BCore, votre label, fête cette année ses 25 ans. Quels groupes du label pourriez vous recommander au public français?
Artur: Betunizer et leur dernier album ‘Boogalizer’ qu’on adore. Ils ont joué en France d’ailleurs.
Albert: On adore No More Lies également, un groupe culte pour nous. Pareil, ils ont beaucoup joué en France et en Suisse. Santi García, notre producteur, en fait partie. C’est un grand ami et on adore ce groupe. Ce qui est chouette avec Bcore, c’est que c’est le genre de label qui intéresse les gens par sa propre existence. C’est seulement ensuite que les gens découvrent les groupes. C’est un peu la même chose que pour Dischord. Tous deux ont en commun une éthique qui fait que tu vas te retrouver sans aucun doute dans beaucoup de références.
Cet été, vous allez jouer dans beaucoup de festivals très différents les uns des autres: Primavera Sound, Festival de les arts, Low Festival, et le Vida Fest. Dans notre esprit, on vous imagine plus au Primavera et au Vida que dans les deux autres. Jouez vous partout ou on vous invite, ou êtes vous généralement sélectifs?
Artur: On veut jouer. Ca semble un peu ingénu de notre part, mais on n’a jamais fréquenté le Low ou le Festival de les Arts, donc on y va. Comme on a dit avant, Nueva Vulcano est notre priorité actuelle, donc on veut jouer le plus possible.
Albert: On veut aussi voir comment le groupe va fonctionner dans un contexte différent, qu’on ne connait pas.
Artur: Au niveau financier, c’est également intéressant. En plus, dans ces cas là, ce sont les festivals qui sont venus nous chercher, qui ont manifesté leur intérêt. Donc on y va!
Pour finir, que représente le Primavera Sound pour vous? Avez vous un souvenir spécial du festival?
Albert: Je me souviens avoir vu Flaming Lips et Los Planetas là-bas une année. Ainsi qu’un groupe qui commençait tout juste à jouer et qui s’appelait Arcade Fire. Artur était avec moi ce soir là…
Artur: J’ai un vague souvenir de cette soirée (rires). Je me souviens y être allé et en être revenu à vélo, comme Elliot dans E.T., en volant (rires).
Wences: Pour ma part, je me souviens avoir dormi à un arrêt de bus cette année là, juste devant le Forum (rires).

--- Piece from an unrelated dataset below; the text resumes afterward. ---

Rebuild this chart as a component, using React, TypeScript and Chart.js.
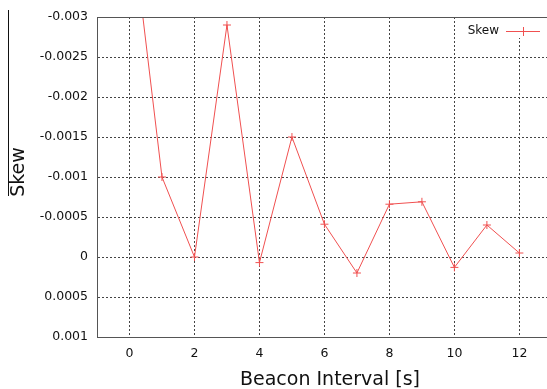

Albert: Au niveau du groupe, ça a été le premier festival à nous appeler. Ils nous ont toujours traité avec beaucoup de respect, et le public a toujours pris du plaisir à nous voir au Primavera Sound, tout comme nous à y jouer. On venait de finir la tournée de ‘Los Peces de Colores’, et c’est comme si tous les gens qui nous avaient vu pendant la tournée s’étaient réunis au Primavera Sound pour nous revoir. C’était une vraie communion, les gens étaient fiers de nous voir sur une grande scène, encore plus chez nous à Barcelone.
Artur: Ils voulaient qu’on vienne l’année dernière, mais on voulait avoir de nouveaux morceaux pour faire un truc cool là-bas. On est toujours fier de retourner au Primavera Sound.